Na quinta-feira, Dilma Rousseff não gostou nada de saber que o ministro da Educação, Fernando Haddad, estava pronto para sair de férias no sábado, logo agora que a sua pasta está na berlinda diante de um grave problema: o caos instalado nas inscrições no Sistema de Seleção Unificada (Sisu), que vem afetando milhares de estudantes em todo o país. Se dependesse de Haddad, ele já estaria à beira-mar descansando e deixando o “abacaxi” para seus assessores cortarem. Após pressões do governo, Haddad resolveu adiar em apenas 48h o descanso, que será na segunda-feira, justamente no mesmo dia em que o Sisu irá revelar a lista dos candidatos que foram aprovados para conquistar vaga no curso superior em primeira opção. Tanta movimentação trouxe problemas ao sistema, tendo em vista que as matrículas vêm sendo feitas para nada menos do que 83 institutos tecnológicos e universidades, que fazem a triagem dos candidatos selecionados a partir do sistema, com base nas notas do Exame Nacional do Ensino Médio (Enem).
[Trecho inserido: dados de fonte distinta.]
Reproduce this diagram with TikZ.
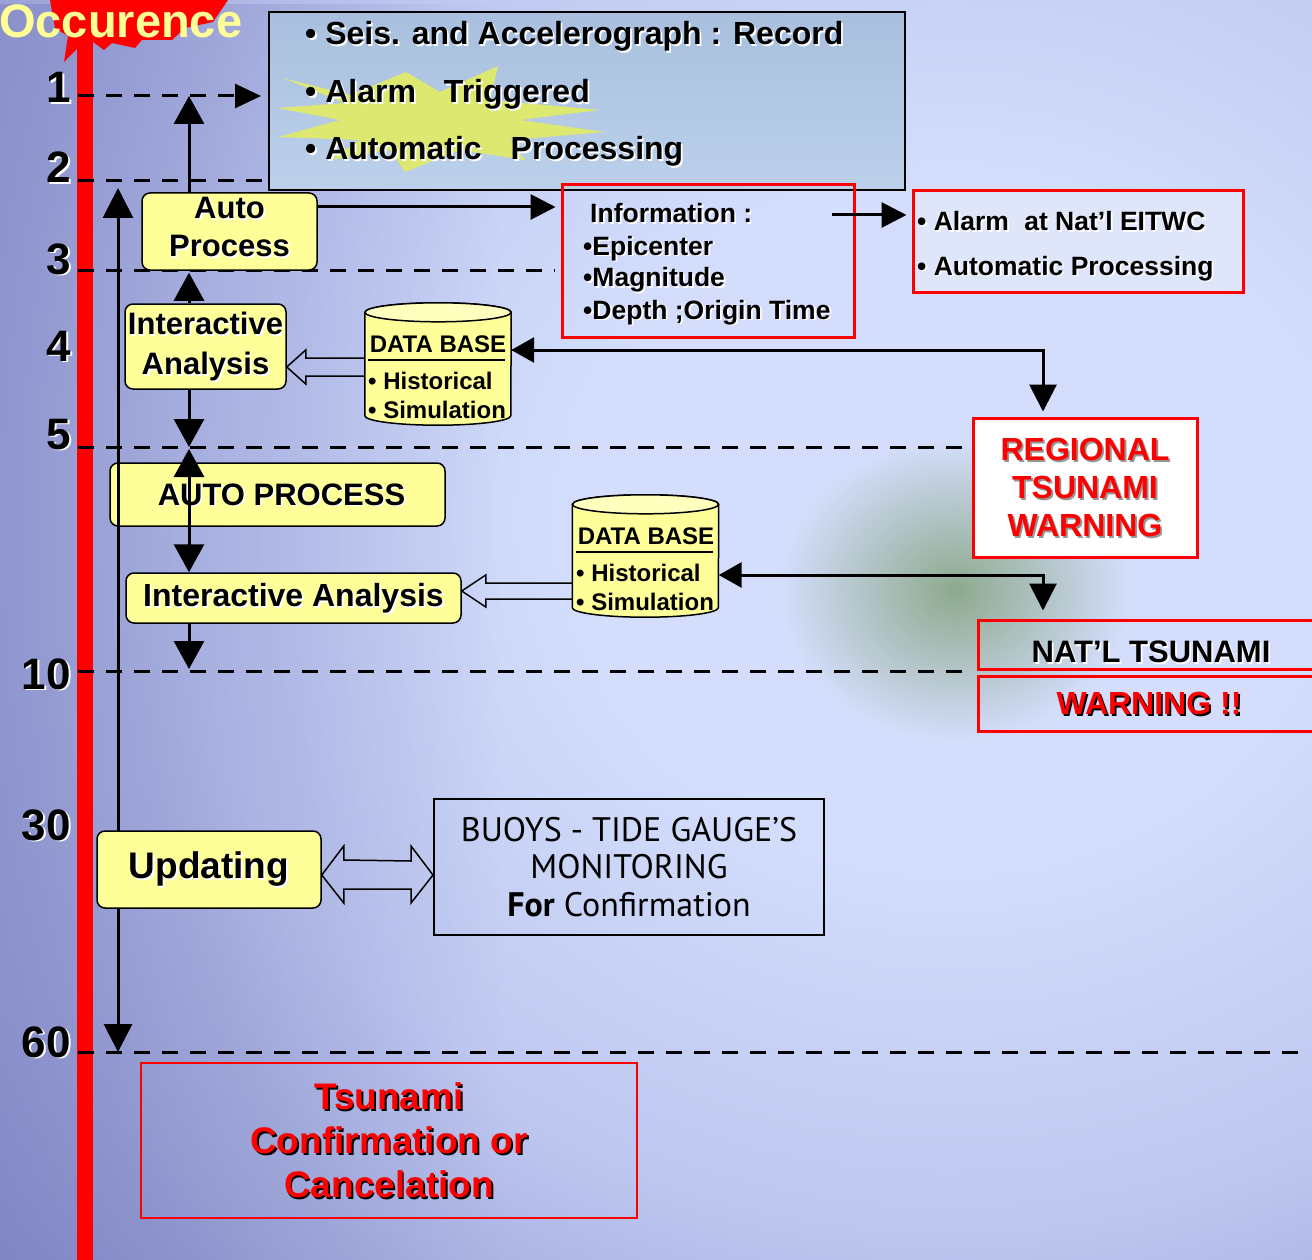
\documentclass[tikz,border=0pt]{standalone}
\usepackage{fontspec}
\setmainfont{Liberation Sans}
\newfontfamily\buoyfont{PT Sans}
\usetikzlibrary{arrows.meta,calc,fadings}

\definecolor{bgdark}{RGB}{128,134,196}
\definecolor{bgmid}{RGB}{160,168,218}
\definecolor{bgsoft}{RGB}{190,200,240}
\definecolor{bglight}{RGB}{212,222,252}
\definecolor{boxyellow}{RGB}{255,255,153}
\definecolor{capyellow}{RGB}{255,255,190}
\definecolor{steeltop}{RGB}{168,192,222}
\definecolor{steelbot}{RGB}{188,208,234}
\definecolor{starlime}{RGB}{220,232,112}
\definecolor{alarmfill}{RGB}{224,230,250}
\definecolor{blobgreen}{RGB}{130,160,122}
\definecolor{occyellow}{RGB}{255,255,150}
\definecolor{softgray}{RGB}{150,150,150}

\pgfdeclareradialshading{backdrop}{\pgfpoint{0bp}{0bp}}{color(0bp)=(bglight); color(8.8bp)=(bglight); color(19.4bp)=(bgsoft); color(26.5bp)=(bgmid); color(31.8bp)=(bgdark); color(50bp)=(bgdark)}
\tikzfading[name=blobfade, inner color=transparent!15, outer color=transparent!100]
\tikzfading[name=leftdeep, left color=transparent!0, right color=transparent!100]

\newcommand\fs[2]{\fontsize{#1}{#2}\selectfont}
% text with a small offset shadow in the given colour
\newcommand\shd[2]{\leavevmode\rlap{\hspace*{1.8pt}\raisebox{-1.8pt}[0pt][0pt]{\color{#1}#2}}#2}

\begin{document}
\begin{tikzpicture}[x=1pt,y=-1pt,
  txt/.style={inner sep=0pt},
  ybox/.style={draw=black, line width=1.5pt, fill=boxyellow, rounded corners=8pt, inner sep=0pt},
  dline/.style={line width=3pt, dash pattern=on 16pt off 12pt},
  arr/.style={line width=3pt, -{Triangle[length=28pt,width=30pt]}},
  darr/.style={line width=3pt, {Triangle[length=28pt,width=30pt]}-{Triangle[length=28pt,width=30pt]}},
  linkarr/.style={line width=3pt, {Triangle[length=23pt,width=25pt]}-{Triangle[length=27pt,width=27pt]}},
  sidearr/.style={line width=3pt, -{Triangle[length=25pt,width=25pt]}},
  hollow/.style={draw=black, line width=1.5pt, line join=miter},
  dbtext/.style={inner sep=0pt, font=\fs{24}{24}\bfseries},
  infotext/.style={inner sep=0pt, anchor=base west, font=\fs{26.5}{26.5}\bfseries},
]

\useasboundingbox (0,0) rectangle (1312,1260);

% backdrop
\begin{scope}
  \clip (0,0) rectangle (1312,1260);
  \shade[shading=backdrop] (-50,-380) rectangle (1950,1420);
  \fill[bgdark, path fading=leftdeep] (-300,0) rectangle (500,1260);
  \fill[blobgreen, path fading=blobfade] (955,590) ellipse [x radius=175, y radius=150];
\end{scope}

% time axis
\fill[red] (50,0) -- (228,0) -- (213,22) -- (185,28) -- (172,40) -- (142,40) -- (135,48)
  -- (112,43) -- (104,50) -- (93,42) -- (80,46) -- (64,62) -- (68,36) -- (55,28) -- cycle;
\fill[red] (77,0) rectangle (93,1260);
\node[txt, anchor=base west, text=occyellow, font=\fs{47}{47}\bfseries] (occ) at (-1,38) {Occurence};

\foreach \n/\y in {1/103, 2/183, 3/274, 4/361, 5/449, 10/689, 30/840, 60/1057}
  \node[txt, anchor=base east, font=\fs{44}{44}\bfseries] (num\n) at (71,\y) {\shd{white}{\n}};

\coordinate (L1) at (78,96);
\coordinate (L2) at (78,181);
\coordinate (L3) at (78,270);
\coordinate (L5) at (78,447);
\coordinate (L10) at (78,671);
\coordinate (L60) at (78,1052);
\coordinate (L60e) at (1300,1052);
\coordinate (x189) at (189,0);
\coordinate (vtop) at (118,188);
\coordinate (vbot) at (118,1052);

% boxes
\node[draw=black, line width=2pt, top color=steeltop, bottom color=steelbot,
      minimum width=636pt, minimum height=178pt, inner sep=0pt] (topbox) at (587,101) {};
\fill[starlime] (283,78) -- (350,95) -- (406,72) -- (440,92) -- (498,66) -- (490,100)
  -- (600,110) -- (520,120) -- (605,132) -- (510,140) -- (525,160) -- (460,150)
  -- (405,172) -- (390,150) -- (330,160) -- (360,140) -- (278,137) -- (340,120)
  -- (277,108) -- (345,103) -- cycle;
\node[txt, anchor=base west, font=\fs{32}{32}\bfseries] (rec) at (305,45) {\shd{white}{• Seis. and Accelerograph : Record}};
\node[txt, anchor=base west, font=\fs{32}{32}\bfseries] (trig) at (305,103) {\shd{white}{• Alarm\hspace{28pt}Triggered}};
\node[txt, anchor=base west, font=\fs{32}{32}\bfseries] (proc) at (305,160) {\shd{white}{• Automatic\hspace{29pt}Processing}};

% dashed time levels
\draw[dline, -{Triangle[length=26pt,width=24pt]}, shorten >=7pt] (L1) -- (L1 -| topbox.west);
\draw[dline] (L2) -- (L2 -| topbox.west);

\node[draw=red, line width=3pt, minimum width=292pt, minimum height=152pt, inner sep=0pt] (info) at (708,261) {};
\node[draw=red, line width=3pt, fill=alarmfill, minimum width=330pt, minimum height=101pt, inner sep=0pt] (alarm) at (1078,241.5) {};
\node[draw=red, line width=3pt, fill=white, minimum width=224pt, minimum height=139pt, inner sep=0pt,
      align=center, text=red, font=\fs{32}{38}\bfseries] (regional) at (1085,487.5)
  {\shd{softgray}{REGIONAL}\\\shd{softgray}{TSUNAMI}\\\shd{softgray}{WARNING}};
\node[draw=red, line width=3pt, minimum width=342pt, minimum height=49pt, inner sep=0pt] (nat1) at (1149,644.5) {};
\node[draw=red, line width=3pt, minimum width=342pt, minimum height=55pt, inner sep=0pt,
      text=red, font=\fs{32}{32}\bfseries] (nat2) at (1149,703.5) {\shd{black}{WARNING !!}};
\node[txt, font=\fs{31}{31}\bfseries] (natlbl) at (1151,652) {\shd{white}{NAT’L TSUNAMI}};

\draw[dline, shorten >=6pt] (L3) -- (L3 -| info.west);
\draw[dline, shorten >=8pt] (L5) -- (L5 -| regional.west);
\draw[dline, shorten >=8pt] (L10) -- (L10 -| nat1.west);
\draw[dline] (L60) -- (L60e);

\node[infotext] (inf0) at (590,223) {\shd{white}{Information :}};
\node[infotext] (inf1) at (583,255) {\shd{white}{•Epicenter}};
\node[infotext] (inf2) at (583,287) {\shd{white}{•Magnitude}};
\node[infotext] (inf3) at (583,319) {\shd{white}{•Depth ;Origin Time}};
\node[infotext] (al1) at (917,231) {\shd{white}{• Alarm\hspace{8pt} at Nat’l EITWC}};
\node[infotext] (al2) at (917,275) {\shd{white}{• Automatic Processing}};

\node[ybox, minimum width=175pt, minimum height=77pt] (ap1) at (229.5,231.5) {};
\node[txt, align=center, font=\fs{31}{38}\bfseries] (ap1t) at (229.5,227)
  {\shd{white}{Auto}\\\shd{white}{Process}};
\node[ybox, minimum width=161pt, minimum height=85pt, align=center, font=\fs{31}{40}\bfseries]
  (ia1) at (205.5,346.5) {\shd{white}{Interactive}\\\shd{white}{Analysis}};
\node[ybox, minimum width=335pt, minimum height=63pt, font=\fs{31}{31}\bfseries]
  (ap2) at (277.5,494.5) {\hspace{8pt}\shd{white}{AUTO PROCESS}};
\node[ybox, minimum width=335pt, minimum height=50pt, font=\fs{32}{32}\bfseries]
  (ia2) at (293.5,598) {\shd{white}{Interactive Analysis}};

% data bases
\newcommand\dbcyl[1]{%
  \draw[line width=1.5pt, fill=boxyellow]
    ($(#1.north west)+(0,9.5)$) -- ($(#1.south west)+(0,-9.5)$)
    arc[start angle=180, end angle=0, x radius=73, y radius=9.5]
    -- ($(#1.north east)+(0,9.5)$)
    arc[start angle=0, end angle=-180, x radius=73, y radius=9.5] -- cycle;
  \draw[line width=1.5pt, fill=capyellow] ($(#1.north)+(0,9.5)$) ellipse [x radius=73, y radius=9.5];
}
\node[minimum width=146pt, minimum height=122pt, inner sep=0pt] (db1) at (438,364) {};
\dbcyl{db1}
\node[dbtext, anchor=base] (db1t) at (438,352) {DATA BASE};
\draw[line width=2.5pt] (368,360) -- (505,360);
\node[dbtext, anchor=base west] (db1a) at (368,389) {• Historical};
\node[dbtext, anchor=base west] (db1b) at (368,418) {• Simulation};

\node[minimum width=146pt, minimum height=122pt, inner sep=0pt] (db2) at (645.5,556) {};
\dbcyl{db2}
\node[dbtext, anchor=base] (db2t) at (646,544) {DATA BASE};
\draw[line width=2.5pt] (576,552) -- (713,552);
\node[dbtext, anchor=base west] (db2a) at (576,581) {• Historical};
\node[dbtext, anchor=base west] (db2b) at (576,610) {• Simulation};

% hollow arrows from the data bases
\coordinate (h1s) at (db1.west |- 0,367);
\coordinate (h1t) at (ia1.east |- 0,367);
\draw[hollow] ($(h1s)+(0,-9)$) -- ($(h1t)+(19,-9)$) -- ($(h1t)+(19,-17)$) -- (h1t)
  -- ($(h1t)+(19,17)$) -- ($(h1t)+(19,9)$) -- ($(h1s)+(0,9)$);
\coordinate (h2s) at (db2.west |- 0,591);
\coordinate (h2t) at (ia2.east |- 0,591);
\draw[hollow] ($(h2s)+(0,-8)$) -- ($(h2t)+(24,-8)$) -- ($(h2t)+(24,-16)$) -- (h2t)
  -- ($(h2t)+(24,16)$) -- ($(h2t)+(24,8)$) -- ($(h2s)+(0,8)$);

% links to the warnings
\draw[linkarr, shorten >=5pt] ([yshift=14pt]db1.east) -| ([xshift=-42pt]regional.north);
\draw[linkarr, shorten >=8pt] ([yshift=-19pt]db2.east) -| ([xshift=-106pt]nat1.north);
\draw[sidearr, shorten >=5pt] (ap1.east |- 0,207) -- (info.west |- 0,207);
\draw[sidearr, shorten >=5pt] ($(info.east |- 0,215)+(-24,0)$) -- (alarm.west |- 0,215);

% flow along the processing column
\draw[arr] (ap1.north -| x189) -- (L1 -| x189);
\draw[arr, shorten >=2pt] (ia1.north -| x189) -- (ap1.south -| x189);
\draw[arr] (ia1.south -| x189) -- (L5 -| x189);
\draw[darr, shorten <=2pt] (L5 -| x189) -- (ia2.north -| x189);
\draw[arr, shorten >=2pt] (ia2.south -| x189) -- (L10 -| x189);

% overall span
\draw[line width=3pt, {Triangle[length=30pt,width=30pt]}-{Triangle[length=28pt,width=28pt]}] (vtop) -- (vbot);

\node[ybox, minimum width=224pt, minimum height=77pt, font=\fs{37}{37}\bfseries]
  (upd) at (209,869.5) {\shd{white}{Updating}};
\node[draw=black, line width=2pt, minimum width=390pt, minimum height=136pt, inner sep=0pt,
      align=center, font=\buoyfont\fs{34}{37.5}] (buoys) at (629,867)
  {BUOYS - TIDE GAUGE’S\\MONITORING\\{\bfseries For} Confirmation};
\coordinate (ua) at (upd.east |- 0,875);
\coordinate (ub) at (buoys.west |- 0,875);
\draw[hollow] (ua) -- ++(22,-29) -- ++(0,14) -- ($(ub)+(-22,-14)$) -- ++(0,-15) -- (ub)
  -- ++(-22,28) -- ++(0,-14) -- ($(ua)+(22,14)$) -- ++(0,14) -- cycle;

\node[draw=red, line width=2pt, minimum width=496pt, minimum height=155pt, inner sep=0pt,
      align=center, text=red, font=\fs{37}{44}\bfseries] (final) at (389,1140.5)
  {\shd{black}{Tsunami}\\\shd{black}{Confirmation or}\\\shd{black}{Cancelation}};

\end{tikzpicture}
\end{document}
A permanência do ministro nesta fase seria imprescindível, se ele não estivesse priorizando suas férias, que poderiam ser adiadas depois que tudo fosse resolvido, até porque, no Rio de Janeiro, o Tribunal Regional Federal, na quarta-feira, já tinha concedido a primeira liminar para novo exame de provas do Enem, cujas redações haviam sido anuladas. O juiz da 14ª Vara, Adriano Saldanha Gomes de Oliveira, estabeleceu o prazo de cinco dias até que a prova fosse apresentada à estudante em questão, “sob pena de caracterização do crime de desobediência judicial do destinatário da intimação”, ou seja, um funcionário do Ministério da Educação.

Deixar Brasília diante de um problema desse é uma postura semelhante à tomada por um capitão que larga o navio quando colide com um pequeno iceberg.

Dilma, com certeza, não concorda com isso.